According to my reading of the situation, Abp Vigano chose certain members of the media to simultaneously print the testimony in various languages and all the outlets agreed on a determined time to release it…after World Meeting of Families. Secular media picked up the stories later.

But Jesus DID respond!

He responded to Annas questions about His disciples and the doctrines He taught by telling him He had spoken openly to the people and that Annas might question those who had heard Him.

When Ciaphas adjured Him by the living God to answer whether or not He was the Christ, Jesus answered, “Thou hast said it. I say to you, hereafter you shall see the Son of Man sitting at the right hand of the power of God, and coming in the clouds of heaven.”

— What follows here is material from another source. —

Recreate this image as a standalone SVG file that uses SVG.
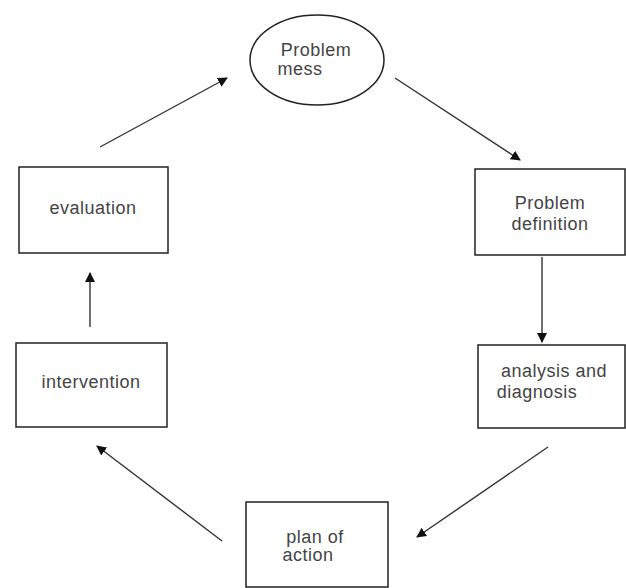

And Jesus recognized the secular authority of Pilate. “Are you the King of the Jews?”"
Jesus: “My Kingdom is not of this world.”
When the Jews insisted Jesus was guilty of sedition, Pilate asked, “Answerest Thou nothing?”
Jesus was silent and Pilate was exceedingly surprised that He didn’t defend Himself (so that the Scriptures and Will of His Father might be fulfilled by His passion and death).

When Pilate discovered Jesus was a Galilean, he sent him to King Herod. Scripture tells us that Jesus didn’t answer Herod because all Herod wanted was to be amazed with Jesus performing a miracle.

The scandal this testimony has caused the Church is enormous. If Pope Francis wishes to protect Holy Mother Church, one could argue it is necessary that he either deny the testimony and provide evidence as to why the testimony is false, and discipline Vigano, or that he investigate the allegations and allow the truth to set the Church free!